----- Entries supplied -----

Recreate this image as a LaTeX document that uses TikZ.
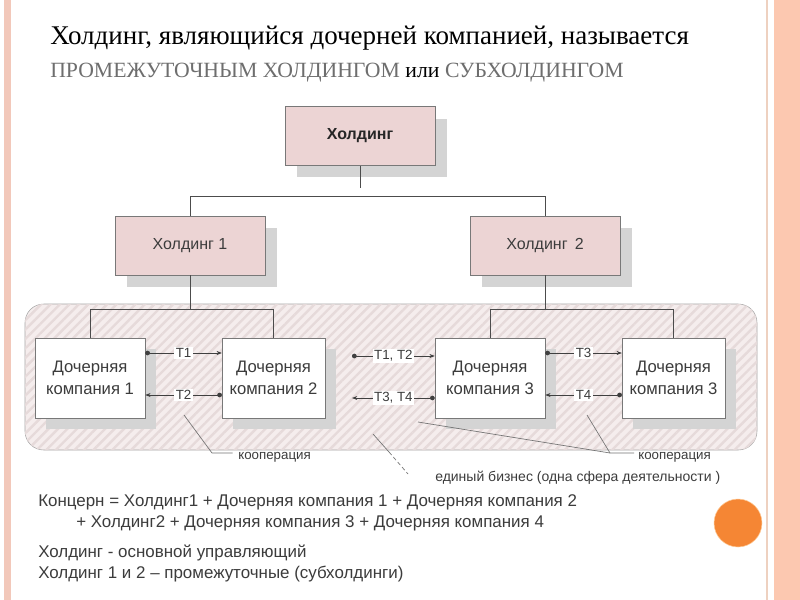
\documentclass[tikz,border=0pt]{standalone}
\usepackage{fontspec}
\setmainfont{Liberation Serif}
\setsansfont{Liberation Sans}
\usetikzlibrary{arrows.meta,shadows,patterns.meta}
\definecolor{holdpink}{RGB}{236,212,212}
\definecolor{boxgray}{RGB}{120,120,120}
\definecolor{shadowgray}{RGB}{212,212,212}
\definecolor{zonepink}{RGB}{245,237,237}
\definecolor{zonestripe}{RGB}{230,218,218}
\definecolor{textgray}{RGB}{60,60,60}
\definecolor{capgray}{RGB}{110,110,110}
\definecolor{edgepink}{RGB}{242,200,186}
\definecolor{edgesalmon}{RGB}{252,200,176}
\definecolor{dotorange}{RGB}{245,134,52}

\begin{document}
\begin{tikzpicture}[x=0.75pt,y=-0.75pt,
  holdbox/.style={draw=boxgray, fill=holdpink, font=\sffamily\fontsize{12}{14}\selectfont,
    text=textgray, minimum width=112.5pt, minimum height=44pt,
    drop shadow={shadow xshift=9pt, shadow yshift=-9pt, fill=shadowgray, opacity=1}},
  compbox/.style={draw=boxgray, fill=white, align=center, text=textgray,
    font=\sffamily\fontsize{12.5}{16}\selectfont, minimum height=60pt,
    drop shadow={shadow xshift=8pt, shadow yshift=-8pt, fill=shadowgray, opacity=1}},
  tree/.style={draw=black!70, line width=0.6pt},
  flow/.style={draw=black!75, line width=0.5pt, {Circle[length=3.5pt]}-{Stealth[length=4pt,width=3pt]}},
  tlabel/.style={fill=white, inner sep=1pt, text=textgray, font=\sffamily\fontsize{10}{12}\selectfont},
  leader/.style={draw=black!55, line width=0.5pt},
  note/.style={anchor=west, inner sep=0pt, text=textgray, font=\sffamily\fontsize{10}{12}\selectfont},
  sumtext/.style={anchor=west, inner sep=0pt, text=textgray, font=\sffamily\fontsize{12.7}{15}\selectfont}]
\useasboundingbox (0,0) rectangle (800,600);
\fill[white] (0,0) rectangle (800,600);
% slide edges
\fill[edgepink] (4,0) rectangle (11,600);
\draw[edgepink!70!brown!60, line width=1.2pt] (767,0) -- (767,600);
\fill[edgesalmon] (774,0) rectangle (800,600);

% title
\node[anchor=west, inner sep=0pt, font=\fontsize{20.25}{24}\selectfont] (title) at (50,38)
  {Холдинг, являющийся дочерней компанией, называется};
\node[anchor=west, inner sep=0pt, font=\fontsize{16.3}{20}\selectfont] (subtitle) at (50,73)
  {\textcolor{capgray}{ПРОМЕЖУТОЧНЫМ ХОЛДИНГОМ} или \textcolor{capgray}{СУБХОЛДИНГОМ}};

% hatched zone
\draw[draw=black!35, fill=zonepink, rounded corners=14pt] (25,304) rectangle (757,450);
\fill[pattern={Lines[angle=45,distance=5pt,line width=1.8pt]}, pattern color=zonestripe,
  rounded corners=14pt] (25,304) rectangle (757,450);

% holdings
\node[holdbox, font=\sffamily\bfseries\fontsize{12}{14}\selectfont, text=black!85] (hold) at (360,136) {Холдинг};
\node[holdbox] (hold1) at (190,245.5) {Холдинг 1};
\node[holdbox] (hold2) at (545,245.5) {Холдинг\, 2};

% subsidiaries
\node[compbox, minimum width=82.5pt] (dc1) at (90,378) {Дочерняя\\компания 1};
\node[compbox, minimum width=77pt] (dc2) at (273.5,378) {Дочерняя\\компания 2};
\node[compbox, minimum width=82.5pt] (dc3) at (490,378) {Дочерняя\\компания 3};
\node[compbox, minimum width=77pt] (dc4) at (673.5,378) {Дочерняя\\компания 3};

% tree lines
\coordinate (bus) at (0,196);
\coordinate (busa) at (0,309);
\draw[tree] (hold.south) -- (hold.south |- 0,188);
\draw[tree] (hold1.north) -- (hold1.north |- bus) -- (hold2.north |- bus) -- (hold2.north);
\draw[tree] (hold1.south) -- (hold1.south |- busa);
\draw[tree] (dc1.north) -- (dc1.north |- busa) -- (dc2.north |- busa) -- (dc2.north);
\draw[tree] (hold2.south) -- (hold2.south |- busa);
\draw[tree] (dc3.north) -- (dc3.north |- busa) -- (dc4.north |- busa) -- (dc4.north);

% transfers
\draw[flow] ([yshift=18.75pt]dc1.east) -- ([yshift=18.75pt]dc2.west) node[tlabel, midway] {T1};
\draw[flow] ([yshift=-12.75pt]dc2.west) -- ([yshift=-12.75pt]dc1.east) node[tlabel, midway] {T2};
\draw[flow] ([yshift=18.75pt]dc3.east) -- ([yshift=18.75pt]dc4.west) node[tlabel, midway] {T3};
\draw[flow] ([yshift=-12.75pt]dc4.west) -- ([yshift=-12.75pt]dc3.east) node[tlabel, midway] {T4};
\coordinate (tin) at (352,356);
\coordinate (tout) at (352,398);
\draw[flow] (tin) -- (dc3.west |- tin) node[tlabel, midway] {T1, T2};
\draw[flow] (dc3.west |- tout) -- (tout) node[tlabel, midway] {T3, T4};

% notes
\coordinate (coopA) at (184,415);
\coordinate (coopB) at (212,453);
\coordinate (coopC) at (587,415);
\coordinate (coopD) at (610,453);
\coordinate (coopE) at (418,422);
\coordinate (oneA) at (373,434);
\coordinate (oneB) at (389,452);
\coordinate (oneC) at (408,474);
\node[note] (coop1) at (238,457) {кооперация};
\node[note] (coop2) at (638,457) {кооперация};
\node[note, font=\sffamily\fontsize{10.5}{12}\selectfont] (onebiz) at (435,478) {единый бизнес (одна сфера деятельности )};
\draw[leader] (coopA) -- (coopB) -- ([xshift=-4pt]coop1.west |- coopB);
\draw[leader] (coopC) -- (coopD) -- ([xshift=-3pt]coop2.west |- coopD);
\draw[leader] (coopE) -- (coopD);
\draw[leader] (oneA) -- (oneB);
\draw[leader, densely dashed] (oneB) -- (oneC);

% summary
\node[sumtext] (sum1) at (38,502) {Концерн = Холдинг1 + Дочерняя компания 1 + Дочерняя компания 2};
\node[sumtext] (sum2) at (76,523) {+ Холдинг2 + Дочерняя компания 3 + Дочерняя компания 4};
\node[sumtext] (sum3) at (38,553) {Холдинг - основной управляющий};
\node[sumtext] (sum4) at (38,574) {Холдинг 1 и 2 – промежуточные (субхолдинги)};

\fill[dotorange, draw=orange!40] (738,523) circle (18pt);
\end{tikzpicture}
\end{document}
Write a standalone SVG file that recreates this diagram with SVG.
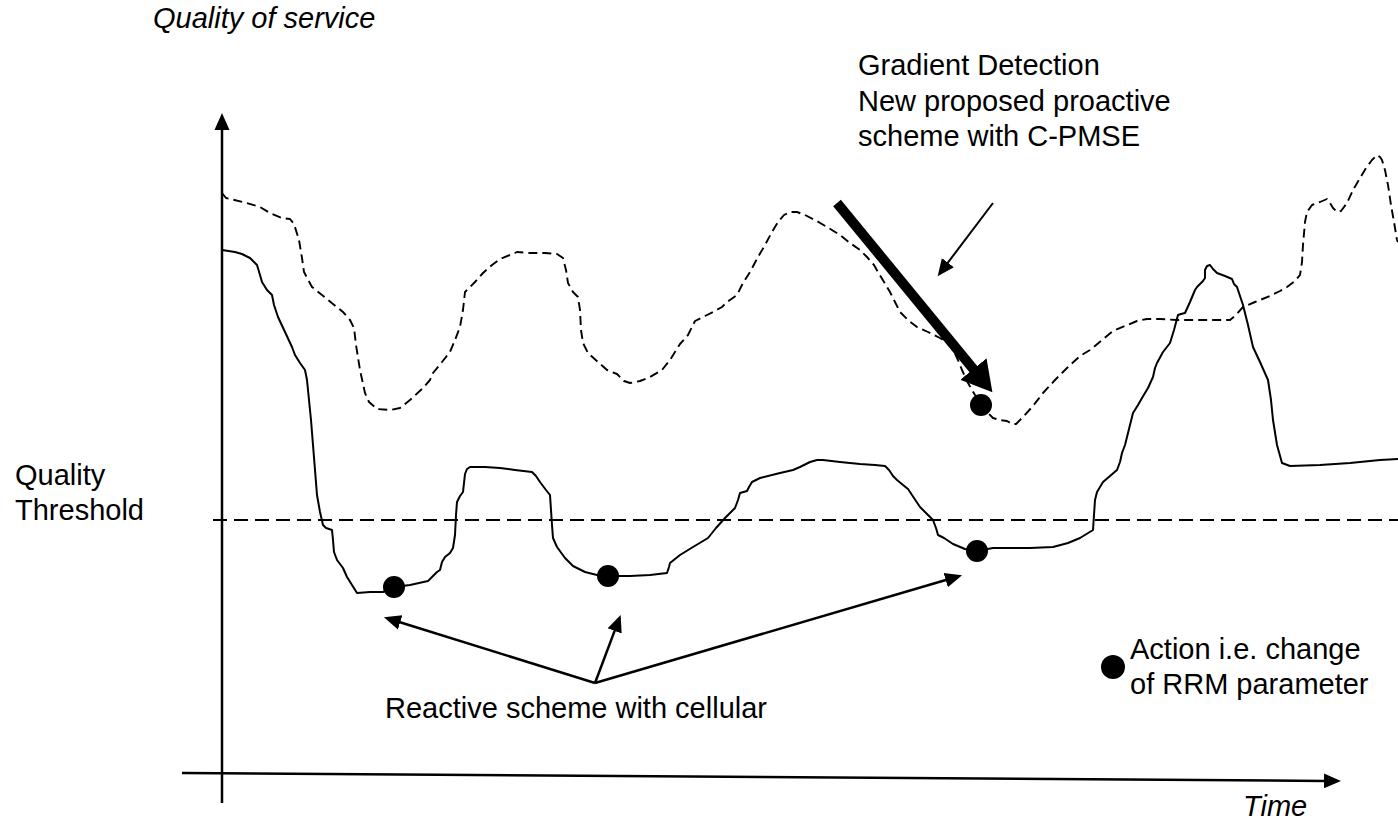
<svg xmlns="http://www.w3.org/2000/svg" width="1398" height="821" viewBox="0 0 1398 821">
  <style>
    .lbl { font-family: "Liberation Sans", Arial, sans-serif; font-size: 29px; fill: #000; }
    .it { font-style: italic; }
    .axis { stroke: #000; stroke-width: 2.5; fill: none; }
    .conn { stroke: #000; stroke-width: 2.5; fill: none; }
    .thin { stroke: #000; stroke-width: 2; fill: none; }
    .bold { stroke: #000; stroke-width: 10; fill: none; }
    .proactive { stroke: #000; stroke-width: 1.9; fill: none; stroke-dasharray: 9 5; stroke-linejoin: round; }
    .reactive { stroke: #000; stroke-width: 2; fill: none; stroke-linejoin: round; }
    .threshold { stroke: #000; stroke-width: 2; fill: none; stroke-dasharray: 14 7; }
    .action { fill: #000; }
  </style>
  <defs>
    <marker id="head" markerUnits="userSpaceOnUse" markerWidth="20" markerHeight="20" viewBox="0 -10 20 20" refX="1" refY="0" orient="auto">
      <path d="M0,-7.5 L17,0 L0,7.5 Z" fill="#000"/>
    </marker>
    <marker id="bighead" markerUnits="userSpaceOnUse" markerWidth="34" markerHeight="40" viewBox="0 -20 34 40" refX="1" refY="0" orient="auto">
      <path d="M0,-17 L30,0 L0,17 Z" fill="#000"/>
    </marker>
  </defs>

  <rect width="1398" height="821" fill="#fff"/>

  <!-- axes -->
  <g id="axes">
    <line class="axis" x1="222" y1="803" x2="222" y2="129" marker-end="url(#head)"/>
    <line class="axis" x1="182" y1="773" x2="1325" y2="780.9" marker-end="url(#head)"/>
    <text class="lbl it" x="153" y="28">Quality of service</text>
    <text class="lbl it" x="1243" y="816">Time</text>
  </g>

  <!-- threshold -->
  <g id="threshold">
    <line class="threshold" x1="213" y1="520" x2="1398" y2="520"/>
    <text class="lbl" x="15" y="485">Quality</text>
    <text class="lbl" x="15" y="520">Threshold</text>
  </g>

  <!-- proactive (C-PMSE) quality trace -->
  <g id="proactive-trace">
    <polyline class="proactive" points="222,193 226,198 243,202 260,207 270,213 282,218 290,219 294,224 299,240 302,258 304,272 312,287 322,295 333,304 343,312 350,320 354,328 356,345 360,370 365,393 369,402 377,409 390,410 400,408 410,400 423,388 430,380 433,373 442,362 450,352 455,340 460,327 463,310 465,292 475,282 483,273 492,265 500,259 510,255 517,252 530,253 545,253 557,254 563,258 566,270 568,283 573,292 578,297 580,310 581,330 583,343 588,353 598,362 607,370 617,374 624,381 630,383 640,381 650,377 662,370 670,360 680,344 688,335 695,321 705,316 713,312 722,307 727,302 737,295 743,283 750,272 758,257 765,245 772,232 778,222 784,215 790,212 797,212 805,215 815,220 827,227 840,235 850,243 860,250 867,257 874,265 878,272 884,282 890,292 895,302 900,312 908,320 917,327 928,332 940,338 948,343 953,349 958,360 962,370 968,383 975,395 982,405 988,413 993,418 1000,420 1007,421 1012,424 1016,424 1023,417 1033,406 1043,393 1055,380 1068,367 1080,356 1090,350 1102,340 1113,331 1125,326 1137,321 1147,319 1160,319 1177,320 1200,320 1230,320 1236,315 1243,307 1255,302 1270,296 1280,291 1287,287 1295,281 1300,275 1302,262 1303,245 1305,222 1307,212 1312,205 1320,202 1327,199 1330,203 1333,208 1337,212 1341,211 1347,203 1353,190 1360,178 1366,168 1372,160 1377,155 1380,157 1382,160 1385,170 1388,185 1391,205 1394,222 1397,240 1398,242"/>
  </g>

  <!-- reactive (cellular) quality trace -->
  <g id="reactive-trace">
    <polyline class="reactive" points="222,250 235,252 242,254 250,258 257,265 260,275 262,282 267,290 272,295 274,305 278,317 285,332 292,347 295,355 300,363 305,370 307,380 309,400 311,420 313,445 315,470 317,495 320,512 323,525 326,528 332,530 333,540 334,552 337,560 343,568 347,577 352,585 357,593 370,592 383,592 394,587 410,585 428,581 433,576 437,572 440,570 442,562 445,557 450,553 453,548 455,535 456,515 457,502 460,496 463,492 464,483 465,474 467,469 470,467 485,467 500,468 515,470 532,472 536,476 540,482 546,490 550,495 551,510 552,525 553,538 557,547 565,558 573,566 585,572 597,575 608,576 630,576 650,575 667,573 669,567 670,563 675,559 680,555 693,547 708,538 716,528 725,518 735,508 738,500 740,493 747,491 749,487 752,482 760,478 780,473 793,470 800,467 810,462 817,460 823,460 840,462 860,464 875,465 885,466 889,470 893,476 897,480 903,485 908,489 912,495 916,501 920,507 927,514 933,520 936,528 938,535 944,538 953,544 965,549 977,551 993,548 1010,548 1030,548 1053,547 1068,543 1080,538 1093,530 1094,515 1095,500 1097,492 1103,482 1110,476 1117,470 1120,462 1122,453 1125,445 1127,437 1130,425 1133,413 1138,405 1142,398 1148,388 1153,377 1155,368 1157,363 1163,352 1170,343 1174,330 1178,315 1181,314 1185,313 1190,302 1195,290 1197,287 1203,281 1205,278 1205,270 1207,266 1210,265 1213,269 1217,273 1225,276 1232,279 1234,284 1237,287 1243,305 1248,325 1253,347 1260,362 1268,380 1271,400 1273,420 1277,445 1282,463 1290,466 1320,465 1350,463 1380,460 1398,459"/>
  </g>

  <!-- RRM actions -->
  <g id="actions">
    <circle class="action" cx="394" cy="587" r="11"/>
    <circle class="action" cx="608" cy="576" r="11"/>
    <circle class="action" cx="977" cy="551" r="11"/>
    <circle class="action" cx="981" cy="405" r="11"/>
  </g>

  <!-- annotation connectors -->
  <g id="connectors">
    <line class="conn" x1="595" y1="683" x2="399.2" y2="622" marker-end="url(#head)"/>
    <line class="conn" x1="595" y1="683" x2="615" y2="629.9" marker-end="url(#head)"/>
    <line class="conn" x1="595" y1="683" x2="946.7" y2="579.8" marker-end="url(#head)"/>
    <line class="thin" x1="993" y1="203" x2="947.3" y2="263.4" marker-end="url(#head)"/>
    <line class="bold" x1="837" y1="203" x2="974" y2="369.8" marker-end="url(#bighead)"/>
  </g>

  <!-- annotations -->
  <g id="gradient-label">
    <text class="lbl" x="858" y="75">Gradient Detection</text>
    <text class="lbl" x="858" y="110.5">New proposed proactive</text>
    <text class="lbl" x="858" y="146">scheme with C-PMSE</text>
  </g>
  <g id="reactive-label">
    <text class="lbl" x="385" y="718">Reactive scheme with cellular</text>
  </g>
  <g id="legend">
    <circle class="action" cx="1113" cy="667" r="12"/>
    <text class="lbl" x="1130" y="659">Action i.e. change</text>
    <text class="lbl" x="1130" y="694">of RRM parameter</text>
  </g>
</svg>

-----

Gather all lines from the records above in which "that" appears.

Worked answer:
Recreate this image as a LaTeX document that uses TikZ.
Write a standalone SVG file that recreates this diagram with SVG.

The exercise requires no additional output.